This explains (or tries to explain) how I deal with finding plural words in my various lexicons. I wanted to do this so my polygon solver can provide options to exclude plural words, or in some cases, plural words that end in 's'.
My data sources are just lists of words - I have no idea which words in these lists are plurals. So I needed to find a way to automate the process of deciding whether (or not) a word is a plural. My list of 224000 words was way too long to go through by hand.
Then I found this (rather amazing) python module inflect.py. This module has a singular_noun() method which indicates if a potentially plural noun has a singular version. For example, singular_noun("brethren")
gives me "brother"
. Which is great. However, pure inflection does not always work: e.g. singular_noun("asparagus")
gives me "asparagu"
, which is not a word (at least not one that I'm familiar with).
To overcome this, I additionally check that the result from singular_noun(potential_plural)

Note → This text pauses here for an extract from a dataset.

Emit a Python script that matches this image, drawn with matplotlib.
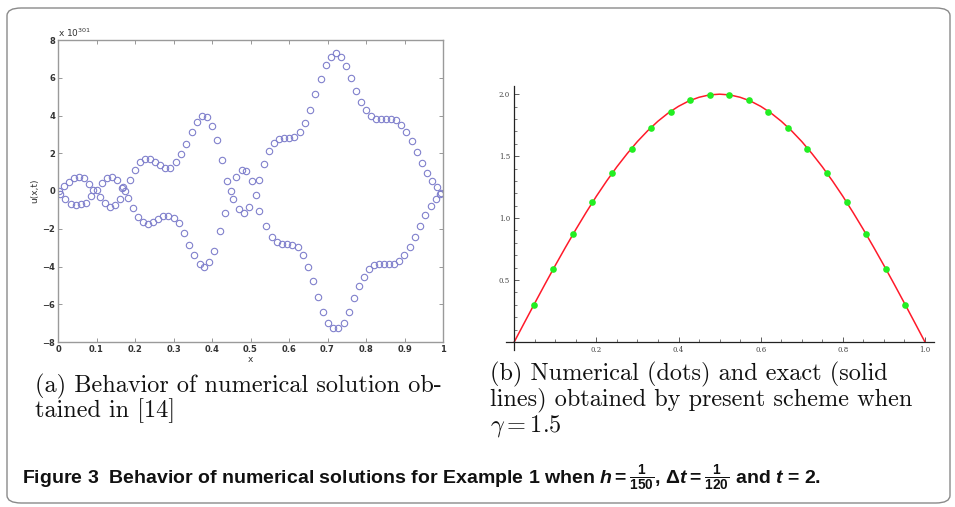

is also in my dictionary. If it is, then potential_plural
is added to my list of plural nouns.
This seemed to work out pretty well, except that I noticed that some (~0.1%) of the resulting words (mostly ending with 'ss') were clearly not plurals. After a little clear up, I have not had to greatly modify the list thus obtained (61500 plural words), but it has undergone some improvements thanks to helpful suggestions from people out there. If you do find any anomalies then *please* let me know!
All in all, I think the algorithm for detecting plural words is highly (99%) accurate but by no means foolproof.
I hope all this makes at least some sort of sense!